The build broke again, not because of bad code, but because of bad communication between the edge and the cluster. You watch requests bounce off a CDN node like a tennis ball before they ever reach your microservice. That’s when Fastly Compute@Edge and Microsoft AKS start looking like a pair worth teaching to dance.
Fastly Compute@Edge runs lightweight, serverless code at the edge, close to users and far from latency. Microsoft AKS orchestrates container workloads at scale. When you combine them, the edge becomes the front line of routing logic and authentication, while AKS executes deeper application tasks. Think of Compute@Edge as the bouncer, AKS as the party inside the club.
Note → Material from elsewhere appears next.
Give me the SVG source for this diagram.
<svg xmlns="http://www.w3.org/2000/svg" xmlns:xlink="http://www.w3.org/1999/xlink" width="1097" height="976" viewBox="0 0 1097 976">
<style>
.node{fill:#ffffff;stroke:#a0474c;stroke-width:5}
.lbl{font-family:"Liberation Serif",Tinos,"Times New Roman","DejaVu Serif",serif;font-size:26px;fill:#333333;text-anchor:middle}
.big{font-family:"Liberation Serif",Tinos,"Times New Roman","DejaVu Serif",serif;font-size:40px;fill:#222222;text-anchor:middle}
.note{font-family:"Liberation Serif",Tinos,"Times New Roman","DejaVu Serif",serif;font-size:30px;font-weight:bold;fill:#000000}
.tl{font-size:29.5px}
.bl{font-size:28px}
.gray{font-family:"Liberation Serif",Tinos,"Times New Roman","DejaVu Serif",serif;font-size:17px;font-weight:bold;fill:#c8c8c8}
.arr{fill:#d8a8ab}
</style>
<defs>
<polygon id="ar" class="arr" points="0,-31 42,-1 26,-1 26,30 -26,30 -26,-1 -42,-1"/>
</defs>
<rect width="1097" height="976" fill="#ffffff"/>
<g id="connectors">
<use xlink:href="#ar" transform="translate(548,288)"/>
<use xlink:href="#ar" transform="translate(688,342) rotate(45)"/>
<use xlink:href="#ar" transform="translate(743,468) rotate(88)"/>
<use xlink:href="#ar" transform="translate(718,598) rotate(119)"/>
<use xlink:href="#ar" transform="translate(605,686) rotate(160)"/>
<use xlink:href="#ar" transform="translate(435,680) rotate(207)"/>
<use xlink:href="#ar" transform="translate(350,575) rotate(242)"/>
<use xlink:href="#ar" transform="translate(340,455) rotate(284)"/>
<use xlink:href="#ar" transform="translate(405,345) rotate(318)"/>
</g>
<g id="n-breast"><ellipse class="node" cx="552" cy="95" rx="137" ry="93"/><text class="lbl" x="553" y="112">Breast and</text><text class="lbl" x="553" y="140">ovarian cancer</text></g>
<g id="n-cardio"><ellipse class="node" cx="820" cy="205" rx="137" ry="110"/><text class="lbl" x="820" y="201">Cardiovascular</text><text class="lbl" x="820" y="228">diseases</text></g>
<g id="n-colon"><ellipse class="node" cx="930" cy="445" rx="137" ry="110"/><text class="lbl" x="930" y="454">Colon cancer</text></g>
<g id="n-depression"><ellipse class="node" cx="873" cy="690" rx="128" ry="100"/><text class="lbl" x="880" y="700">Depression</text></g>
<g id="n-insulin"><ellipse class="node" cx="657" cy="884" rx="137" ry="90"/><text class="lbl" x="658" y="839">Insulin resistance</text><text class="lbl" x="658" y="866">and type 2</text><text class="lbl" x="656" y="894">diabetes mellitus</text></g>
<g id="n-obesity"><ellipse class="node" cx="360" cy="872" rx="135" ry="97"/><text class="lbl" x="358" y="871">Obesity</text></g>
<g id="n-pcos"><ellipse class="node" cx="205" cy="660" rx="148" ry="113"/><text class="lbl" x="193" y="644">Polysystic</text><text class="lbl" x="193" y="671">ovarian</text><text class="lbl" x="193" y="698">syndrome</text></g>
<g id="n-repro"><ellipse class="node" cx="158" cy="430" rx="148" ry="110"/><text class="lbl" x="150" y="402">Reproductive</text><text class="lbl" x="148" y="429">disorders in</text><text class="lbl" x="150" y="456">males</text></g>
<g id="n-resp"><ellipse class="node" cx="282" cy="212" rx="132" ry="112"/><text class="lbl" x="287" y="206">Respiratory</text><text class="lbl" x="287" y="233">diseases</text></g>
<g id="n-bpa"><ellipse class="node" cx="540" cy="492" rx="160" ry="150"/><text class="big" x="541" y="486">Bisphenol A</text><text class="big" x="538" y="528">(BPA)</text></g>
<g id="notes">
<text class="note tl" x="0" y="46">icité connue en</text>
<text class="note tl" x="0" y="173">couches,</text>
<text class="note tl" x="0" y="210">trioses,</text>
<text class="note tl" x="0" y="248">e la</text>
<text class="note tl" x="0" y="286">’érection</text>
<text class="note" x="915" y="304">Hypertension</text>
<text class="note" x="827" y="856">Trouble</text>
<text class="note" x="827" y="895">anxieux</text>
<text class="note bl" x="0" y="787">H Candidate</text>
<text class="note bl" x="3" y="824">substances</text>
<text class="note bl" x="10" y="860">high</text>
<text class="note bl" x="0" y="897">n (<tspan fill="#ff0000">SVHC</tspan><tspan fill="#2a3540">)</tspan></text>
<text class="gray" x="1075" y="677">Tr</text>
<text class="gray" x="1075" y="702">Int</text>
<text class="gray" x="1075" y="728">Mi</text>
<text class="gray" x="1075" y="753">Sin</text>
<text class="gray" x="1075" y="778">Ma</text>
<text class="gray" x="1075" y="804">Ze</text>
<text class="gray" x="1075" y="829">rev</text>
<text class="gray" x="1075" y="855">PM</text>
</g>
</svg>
How do Fastly Compute@Edge and Microsoft AKS actually connect?
Requests hit Fastly’s edge nodes first, where code written in JavaScript, Rust, or Go decides how to route traffic. This edge logic can authenticate users via OIDC or SAML, apply rate limits, and attach identity tokens. The request then moves to AKS, where Kubernetes services use those tokens to validate RBAC roles and enforce business logic. The trust boundary shifts closer to the user, and latency melts away.
A minimal example looks like this in principle: Fastly’s VCL or Compute@Edge service intercepts requests, consults an external identity provider such as Okta or Azure AD, and injects headers. AKS consumes these values through a sidecar or ingress controller that understands the identity scheme. No secrets leak, no dynamic policies live untested.
Best practices that keep it sane
- Map edge service roles to Kubernetes namespaces through RBAC or managed identities.
- Rotate secrets with short TTLs through Azure Key Vault, not environment variables.
- Log both edge and cluster events under one correlate ID for traceability.